So why do we need this book?
Mary Laura Philpott's article looks at books of the ordinary lives that most of us lead: birth (or not), love (or not), marriage (or not), and death (oh yes). As much as the sensational books grab our attention, it's the quieter books about quieter lives that can speak more loudly to us.
I have read to Liz before her bedtime for many years, and we've found that the best books for that are memoirs of ordinary people, but with a twist of some kind.
- Eugene Walter was certainly not ordinary, but his memoir Milking the Moon is a delight all the way through
- Cornelia Bailey's memoir of life on Georgia's Sapelo Island took me to a time and place not that far away from me, but it depicted a different world. (My appreciation of the book.)

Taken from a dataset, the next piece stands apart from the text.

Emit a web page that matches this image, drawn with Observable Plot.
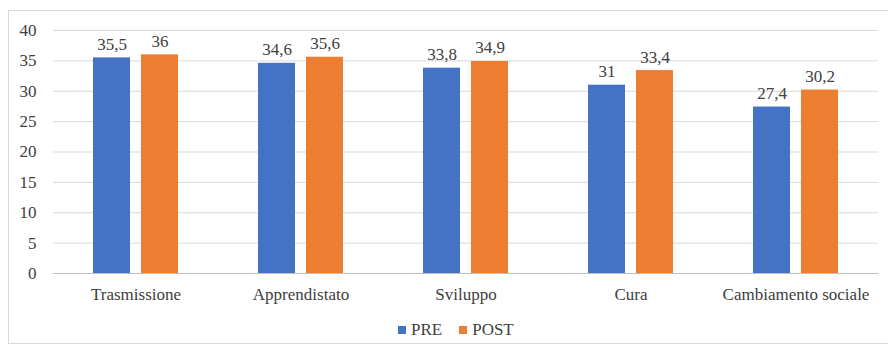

- Betty MacDonald of The Egg and I fame also wrote a harrowing yet terrifically funny memoir of her year in a Seattle tuberculosis sanatorium in the '30s, called The Plague and I. Every page is a gem.
- Roz Chast's graphic novel memoir of her aging parents' decline, Can't We Talk About Something More Pleasant, captures the poignance with a crooked smile and Chast's knack for the telling detail.
- We're now reading The Bridge Ladies, a memoir by a woman who joined her mother's bridge club and sees another side to the generation of women she went to college and the big city to escape.
Philpott worries for her own book of memoirish essays and whether its normality will speak to readers. Her hope for why readers may find it of interest rests on the concept of "relatability."
People come in all the time seeking not just an entertaining read, but (sorry, here comes that word) a relatable one. They pull down books in which they find some version of themselves as they are now or were in the past or hope to be one day. They start out seeing themselves in others; then they see the other in themselves; then they’re able to see themselves and their own futures differently. I’d say these books transform people, but it’s more that the books help people along while they are already transforming.
Perhaps. I would say instead that way down deep, in a place before words are formed, we know that we are all connected, we are all One Self. A good ordinary memoir cracks open the door to that place and reminds us of that truth.